• _DATASET CONTENT_
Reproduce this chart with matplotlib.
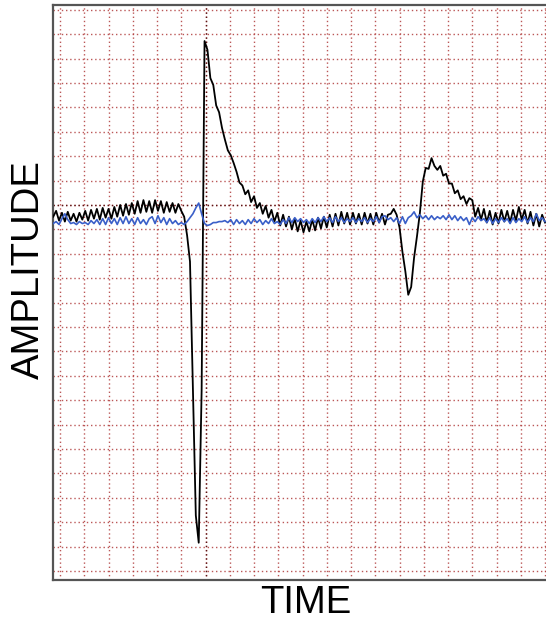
import numpy as np
import matplotlib
matplotlib.use("Agg")
import matplotlib.pyplot as plt
from matplotlib.ticker import MultipleLocator

# time base (ms), uniform sampling
t_start, t_step, n_samples = -7, 3, 170
time = t_start + t_step * np.arange(n_samples)

# black trace (amplitude, arbitrary units)
black = [
    -12, -6, -16, -8, -17, -7, -16, -9, -17, -8,
    -15, -6, -16, -5, -14, -4, -15, -3, -13, -4,
    -14, -2, -12, 0, -11, 1, -10, 2, -9, 4,
    -8, 5, -7, 4, -8, 5, -6, 4, -8, 3,
    -7, 2, -8, 1, -6, -12, -31, -58, -190, -318,
    -346, -190, 168, 159, 130, 123, 102, 95, 79, 67,
    56, 51, 43, 34, 23, 20, 11, 15, 3, 9,
    -3, 2, -9, -1, -13, -5, -17, -8, -21, -10,
    -22, -12, -25, -14, -27, -16, -28, -17, -27, -15,
    -26, -13, -24, -12, -23, -10, -22, -9, -21, -7,
    -19, -8, -20, -8, -19, -9, -20, -8, -19, -9,
    -20, -8, -18, -9, -20, -10, -9, -4, -10, -23,
    -48, -68, -92, -84, -54, -32, -8, 24, 38, 37,
    48, 40, 36, 40, 30, 32, 22, 22, 12, 15,
    6, 9, 1, 7, 5, -12, -3, -15, -4, -18,
    -6, -20, -8, -19, -5, -17, -6, -18, -5, -16,
    -2, -15, -5, -19, -7, -21, -9, -22, -10, -18,
]

# blue trace
blue = [
    -19, -17, -20, -14, -9, -15, -19, -18, -20, -17,
    -19, -18, -20, -16, -19, -15, -20, -14, -20, -13,
    -19, -14, -20, -13, -19, -12, -19, -14, -20, -13,
    -19, -15, -20, -14, -12, -19, -11, -18, -13, -20,
    -14, -19, -16, -20, -18, -20, -17, -13, -9, -3,
    2, -9, -19, -21, -20, -18, -18, -17, -17, -16,
    -18, -15, -20, -15, -19, -16, -20, -15, -19, -14,
    -18, -15, -20, -16, -19, -14, -19, -17, -20, -15,
    -19, -13, -18, -13, -17, -14, -18, -15, -19, -14,
    -18, -13, -17, -12, -17, -13, -18, -12, -17, -13,
    -18, -14, -17, -13, -18, -14, -17, -13, -18, -14,
    -17, -12, -18, -12, -11, -15, -13, -17, -13, -19,
    -12, -19, -13, -11, -7, -13, -10, -14, -11, -15,
    -11, -15, -12, -14, -11, -15, -10, -15, -11, -16,
    -12, -16, -13, -20, -13, -17, -12, -16, -14, -18,
    -13, -19, -14, -18, -13, -17, -14, -19, -13, -18,
    -14, -17, -12, -18, -13, -17, -9, -16, -13, -17,
]

grid_step = 25
ref_time = 150
ref_amp = 0

W, H = 546, 620
fig = plt.figure(figsize=(W / 100, H / 100), dpi=100)
ax = fig.add_axes([53 / W, (H - 580) / H, (559 - 53) / W, (580 - 5) / H])
ax.set_xlim(-7.22, 514.4)
ax.set_ylim(-384.2, 204.9)

grid_color = "#b03a3a"
ax.xaxis.set_major_locator(MultipleLocator(grid_step))
ax.yaxis.set_major_locator(MultipleLocator(grid_step))
ax.grid(True, color=grid_color, linestyle=(0, (1, 2)), linewidth=1.0, alpha=0.85)
ax.tick_params(length=0, labelbottom=False, labelleft=False)

ax.axhline(ref_amp, color="#5a1515", linestyle=(0, (1, 2)), linewidth=1.0, zorder=2)
ax.axvline(ref_time, color="#5a1515", linestyle=(0, (1, 2)), linewidth=1.0, zorder=2)

ax.plot(time, black, color="black", linewidth=1.3, zorder=3)
ax.plot(time, blue, color="#3a5fc8", linewidth=1.2, zorder=4)

for side in ["left", "bottom", "top"]:
    ax.spines[side].set_color("#555555")
    ax.spines[side].set_linewidth(1.6)
ax.spines["right"].set_visible(False)

fig.text(29 / W, 1 - 270 / H, "AMPLITUDE", rotation=90, ha="center", va="center",
         fontsize=27.5, family="Liberation Sans")
fig.text(306 / W, 1 - 603 / H, "TIME", ha="center", va="center",
         fontsize=27.5, family="Liberation Sans")

fig.savefig("out.png", dpi=100)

• _TASK OBJECTIVE_
Produce an exact copy of each line of data, skipping embedded images.

• _COMPLETE ANSWER_
Reproduce this chart with matplotlib.
import numpy as np
import matplotlib
matplotlib.use("Agg")
import matplotlib.pyplot as plt
from matplotlib.ticker import MultipleLocator

# time base (ms), uniform sampling
t_start, t_step, n_samples = -7, 3, 170
time = t_start + t_step * np.arange(n_samples)

# black trace (amplitude, arbitrary units)
black = [
    -12, -6, -16, -8, -17, -7, -16, -9, -17, -8,
    -15, -6, -16, -5, -14, -4, -15, -3, -13, -4,
    -14, -2, -12, 0, -11, 1, -10, 2, -9, 4,
    -8, 5, -7, 4, -8, 5, -6, 4, -8, 3,
    -7, 2, -8, 1, -6, -12, -31, -58, -190, -318,
    -346, -190, 168, 159, 130, 123, 102, 95, 79, 67,
    56, 51, 43, 34, 23, 20, 11, 15, 3, 9,
    -3, 2, -9, -1, -13, -5, -17, -8, -21, -10,
    -22, -12, -25, -14, -27, -16, -28, -17, -27, -15,
    -26, -13, -24, -12, -23, -10, -22, -9, -21, -7,
    -19, -8, -20, -8, -19, -9, -20, -8, -19, -9,
    -20, -8, -18, -9, -20, -10, -9, -4, -10, -23,
    -48, -68, -92, -84, -54, -32, -8, 24, 38, 37,
    48, 40, 36, 40, 30, 32, 22, 22, 12, 15,
    6, 9, 1, 7, 5, -12, -3, -15, -4, -18,
    -6, -20, -8, -19, -5, -17, -6, -18, -5, -16,
    -2, -15, -5, -19, -7, -21, -9, -22, -10, -18,
]

# blue trace
blue = [
    -19, -17, -20, -14, -9, -15, -19, -18, -20, -17,
    -19, -18, -20, -16, -19, -15, -20, -14, -20, -13,
    -19, -14, -20, -13, -19, -12, -19, -14, -20, -13,
    -19, -15, -20, -14, -12, -19, -11, -18, -13, -20,
    -14, -19, -16, -20, -18, -20, -17, -13, -9, -3,
    2, -9, -19, -21, -20, -18, -18, -17, -17, -16,
    -18, -15, -20, -15, -19, -16, -20, -15, -19, -14,
    -18, -15, -20, -16, -19, -14, -19, -17, -20, -15,
    -19, -13, -18, -13, -17, -14, -18, -15, -19, -14,
    -18, -13, -17, -12, -17, -13, -18, -12, -17, -13,
    -18, -14, -17, -13, -18, -14, -17, -13, -18, -14,
    -17, -12, -18, -12, -11, -15, -13, -17, -13, -19,
    -12, -19, -13, -11, -7, -13, -10, -14, -11, -15,
    -11, -15, -12, -14, -11, -15, -10, -15, -11, -16,
    -12, -16, -13, -20, -13, -17, -12, -16, -14, -18,
    -13, -19, -14, -18, -13, -17, -14, -19, -13, -18,
    -14, -17, -12, -18, -13, -17, -9, -16, -13, -17,
]

grid_step = 25
ref_time = 150
ref_amp = 0

W, H = 546, 620
fig = plt.figure(figsize=(W / 100, H / 100), dpi=100)
ax = fig.add_axes([53 / W, (H - 580) / H, (559 - 53) / W, (580 - 5) / H])
ax.set_xlim(-7.22, 514.4)
ax.set_ylim(-384.2, 204.9)

grid_color = "#b03a3a"
ax.xaxis.set_major_locator(MultipleLocator(grid_step))
ax.yaxis.set_major_locator(MultipleLocator(grid_step))
ax.grid(True, color=grid_color, linestyle=(0, (1, 2)), linewidth=1.0, alpha=0.85)
ax.tick_params(length=0, labelbottom=False, labelleft=False)

ax.axhline(ref_amp, color="#5a1515", linestyle=(0, (1, 2)), linewidth=1.0, zorder=2)
ax.axvline(ref_time, color="#5a1515", linestyle=(0, (1, 2)), linewidth=1.0, zorder=2)

ax.plot(time, black, color="black", linewidth=1.3, zorder=3)
ax.plot(time, blue, color="#3a5fc8", linewidth=1.2, zorder=4)

for side in ["left", "bottom", "top"]:
    ax.spines[side].set_color("#555555")
    ax.spines[side].set_linewidth(1.6)
ax.spines["right"].set_visible(False)

fig.text(29 / W, 1 - 270 / H, "AMPLITUDE", rotation=90, ha="center", va="center",
         fontsize=27.5, family="Liberation Sans")
fig.text(306 / W, 1 - 603 / H, "TIME", ha="center", va="center",
         fontsize=27.5, family="Liberation Sans")

fig.savefig("out.png", dpi=100)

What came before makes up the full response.